9. Chapelle du Dévôt-Christ
Le retable du milieu est du XVIIIe siècle. Il s'apparente à la famille des retables du sculpteur Joseph Navarre. Dans la niche centrale organisée en baldaquin avec dais et rideaux rouges sont présentés la statue de Notre-Dame des Sept Douleurs et le Christ en Croix, au dessus de la gloire, St François d'Assise. La présence du St Franciscain renvoie à l'importance de cet ordre religieux à Ille au XVIIIe siècle. Le couvent l'Ermita est encore visible aujourd'hui à la sortie d'Ille direction Prades. sur le mur de la chapelle, la Creu dels Improperis (croix des outrages) qui récapitule de manière très pédagogique toutes les étapes du martyr du Christ. Cette croix ouvrait toutes les processions de la Sanche, le Jeudi Saint au soir.

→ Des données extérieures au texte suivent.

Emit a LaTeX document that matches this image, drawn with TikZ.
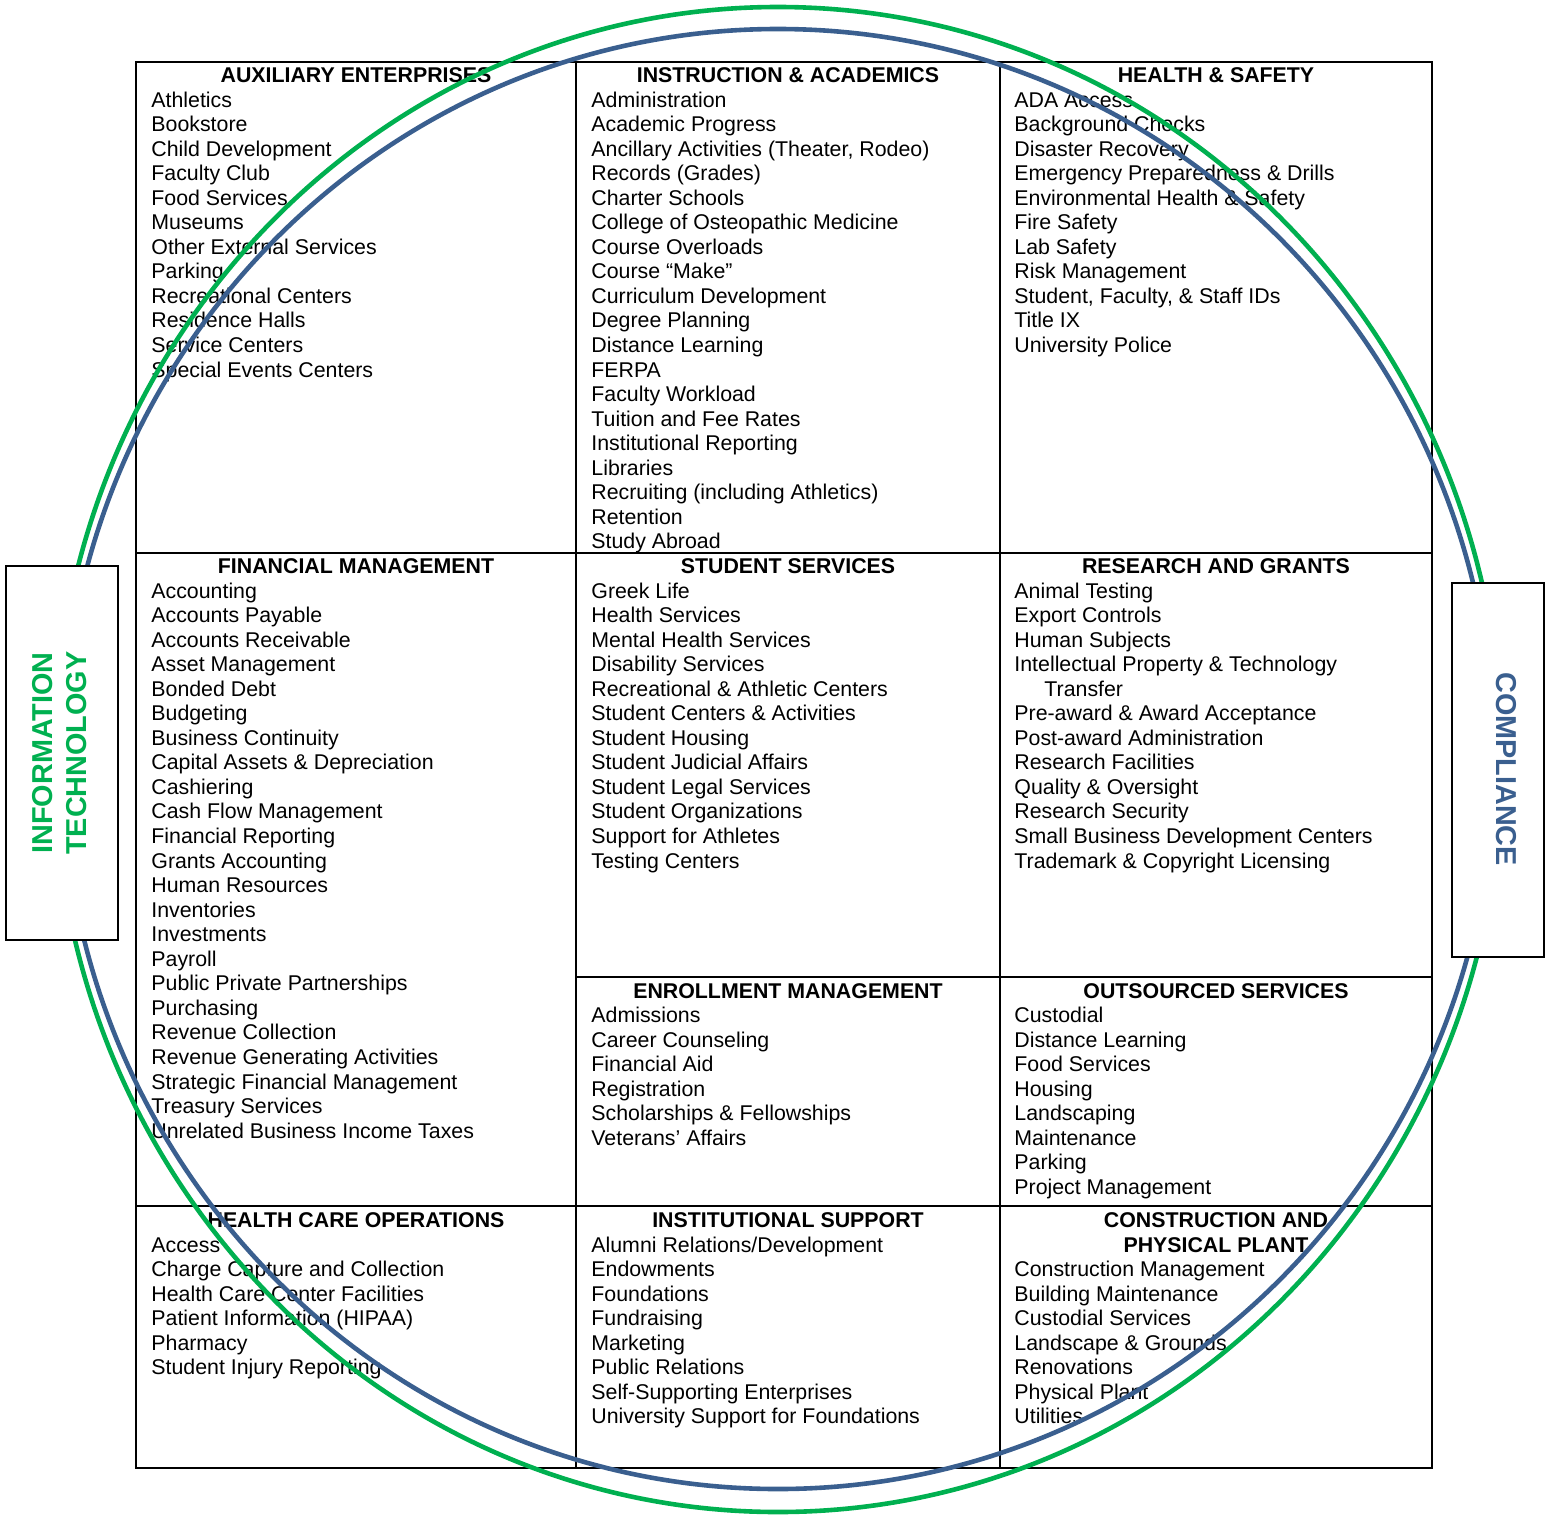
\documentclass[tikz,border=0pt]{standalone}
\usepackage{fontspec}
\setmainfont{Liberation Sans}
\definecolor{ringgreen}{HTML}{00B050}
\definecolor{ringblue}{HTML}{3A5F8F}
\newcommand\itemfont{\fontsize{10.67pt}{12.27pt}\selectfont}
\newcommand\sidefont{\fontsize{14.4pt}{17pt}\selectfont\bfseries}
\newcommand\cellitems[4]{%
  \foreach \itm [count=\i from 0] in {#4} {\node[item] (#1-\i) at (#2, {#3+24.55*\i}) {\itm};}}
\begin{document}
\begin{tikzpicture}[x=0.5pt,y=-0.5pt,
  item/.style={anchor=base west, inner sep=0pt, font=\itemfont},
  ttl/.style={anchor=base, inner sep=0pt, font=\itemfont\bfseries},
  gridline/.style={draw=black, line width=1pt},
  ring/.style={line width=2.3pt},
  sidebox/.style={draw=black, fill=white, line width=1pt, inner sep=0pt}]
\useasboundingbox (0,0) rectangle (1551,1515);
% grid
\draw[gridline] (136,62) rectangle (1432,1468);
\draw[gridline] (576,62) -- (576,1468);
\draw[gridline] (1000,62) -- (1000,1468);
\draw[gridline] (136,553) -- (1432,553);
\draw[gridline] (576,977) -- (1432,977);
\draw[gridline] (136,1206) -- (1432,1206);
% titles
\node[ttl] (t11) at (356,82.5) {AUXILIARY ENTERPRISES};
\node[ttl] (t12) at (788,82.5) {INSTRUCTION \& ACADEMICS};
\node[ttl] (t13) at (1216,82.5) {HEALTH \& SAFETY};
\node[ttl] (t21) at (356,573.5) {FINANCIAL MANAGEMENT};
\node[ttl] (t22) at (788,573.5) {STUDENT SERVICES};
\node[ttl] (t23) at (1216,573.5) {RESEARCH AND GRANTS};
\node[ttl] (t32) at (788,998) {ENROLLMENT MANAGEMENT};
\node[ttl] (t33) at (1216,998) {OUTSOURCED SERVICES};
\node[ttl] (t41) at (356,1227.5) {HEALTH CARE OPERATIONS};
\node[ttl] (t42) at (788,1227.5) {INSTITUTIONAL SUPPORT};
\node[ttl] (t43a) at (1216,1227.5) {CONSTRUCTION AND};
\node[ttl] (t43b) at (1216,1252.05) {PHYSICAL PLANT};
% items
\cellitems{aux}{151}{107}{Athletics, Bookstore, Child Development, Faculty Club, Food Services, Museums, Other External Services, Parking, Recreational Centers, Residence Halls, Service Centers, Special Events Centers}
\cellitems{ins}{591}{107}{Administration, Academic Progress, {Ancillary Activities (Theater, Rodeo)}, Records (Grades), Charter Schools, College of Osteopathic Medicine, Course Overloads, Course “Make”, Curriculum Development, Degree Planning, Distance Learning, FERPA, Faculty Workload, Tuition and Fee Rates, Institutional Reporting, Libraries, Recruiting (including Athletics), Retention, Study Abroad}
\cellitems{hs}{1014}{107}{ADA Access, Background Checks, Disaster Recovery, Emergency Preparedness \& Drills, Environmental Health \& Safety, Fire Safety, Lab Safety, Risk Management, {Student, Faculty, \& Staff IDs}, Title IX, University Police}
\cellitems{fin}{151}{598}{Accounting, Accounts Payable, Accounts Receivable, Asset Management, Bonded Debt, Budgeting, Business Continuity, Capital Assets \& Depreciation, Cashiering, Cash Flow Management, Financial Reporting, Grants Accounting, Human Resources, Inventories, Investments, Payroll, Public Private Partnerships, Purchasing, Revenue Collection, Revenue Generating Activities, Strategic Financial Management, Treasury Services, Unrelated Business Income Taxes}
\cellitems{stu}{591}{598}{Greek Life, Health Services, Mental Health Services, Disability Services, Recreational \& Athletic Centers, Student Centers \& Activities, Student Housing, Student Judicial Affairs, Student Legal Services, Student Organizations, Support for Athletes, Testing Centers}
\cellitems{res}{1014}{598}{Animal Testing, Export Controls, Human Subjects, Intellectual Property \& Technology, \hspace*{15pt}Transfer, Pre-award \& Award Acceptance, Post-award Administration, Research Facilities, Quality \& Oversight, Research Security, Small Business Development Centers, Trademark \& Copyright Licensing}
\cellitems{enr}{591}{1022.5}{Admissions, Career Counseling, Financial Aid, Registration, Scholarships \& Fellowships, Veterans’ Affairs}
\cellitems{out}{1014}{1022.5}{Custodial, Distance Learning, Food Services, Housing, Landscaping, Maintenance, Parking, Project Management}
\cellitems{hco}{151}{1252}{Access, Charge Capture and Collection, Health Care Center Facilities, Patient Information (HIPAA), Pharmacy, Student Injury Reporting}
\cellitems{ist}{591}{1252}{Alumni Relations/Development, Endowments, Foundations, Fundraising, Marketing, Public Relations, Self-Supporting Enterprises, University Support for Foundations}
\cellitems{con}{1014}{1276.6}{Construction Management, Building Maintenance, Custodial Services, Landscape \& Grounds, Renovations, Physical Plant, Utilities}
% rings
\draw[ring, ringgreen] (778,759.5) ellipse [x radius=724, y radius=752.5];
\draw[ring, ringblue] (778,759) ellipse [x radius=716, y radius=730];
% side boxes
\node[sidebox, minimum width=56pt, minimum height=187pt] (itbox) at (62,753) {};
\node[rotate=90, text=ringgreen, font=\sidefont, align=center, inner sep=0pt] (ittext) at (60,753) {INFORMATION\\TECHNOLOGY};
\node[sidebox, minimum width=46pt, minimum height=187pt] (cobox) at (1498,770) {};
\node[rotate=-90, text=ringblue, font=\sidefont, inner sep=0pt] (cotext) at (1506,769) {COMPLIANCE};
\end{tikzpicture}
\end{document}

10. Chapelle de St Antoine de Padoue
Le Saint est entouré de St François-Xavier à gauche et de St Martin, la statue de St Antoine semble dater du milieu du XVIIIe siècle. A remarquer sur le mur latéral gauche de la chapelle, une très belle toile peinte du 1er tiers du XVIIe siècle représentant les différentes scènes de la vie de St Antoine de Padoue avec leur intitulé en castillan. Cette toile provient probablement de l'ancien couvent franciscain de l'Ermita.
11. Chapelle de St Boniface
Il est commandé par le curé Bonet et imite le style des retables du XVIIe siècle. Les panneaux sculptés illustrent l'intervention de St Boniface pour sauver la population de la ville assiégée à la fin du XVIe siècle par les espagnols.
12. Chapelle de Notre-Dame de Lourdes et du St Sépulcre
Les statues et les peintures murales restaurées sont du XIXe siècle. La peinture derrière le St Sépulcre daterait du XVIIIe et présente au centre un médaillon avec les conformités de St François d'Assise. Cet élément provient d'un retable antérieur.
13. Les deux chaires à prêcher datent de 1774, elles ont été réalisées par Jean Chauvenet
14. L'orgue : Buffet d'orgue réalisé par le sculpteur Jacint Morato, sculpteur originaire de Vich, en Catalogne Sud. Il est construit à la manière de celui de la cathédrale de St Jean de Perpignan. Il est couronné au sommet par les armes de la ville d'Ille, sur les panneaux latéraux du buffet on peut voir le Roi David et St Cécile patronne des musiciens.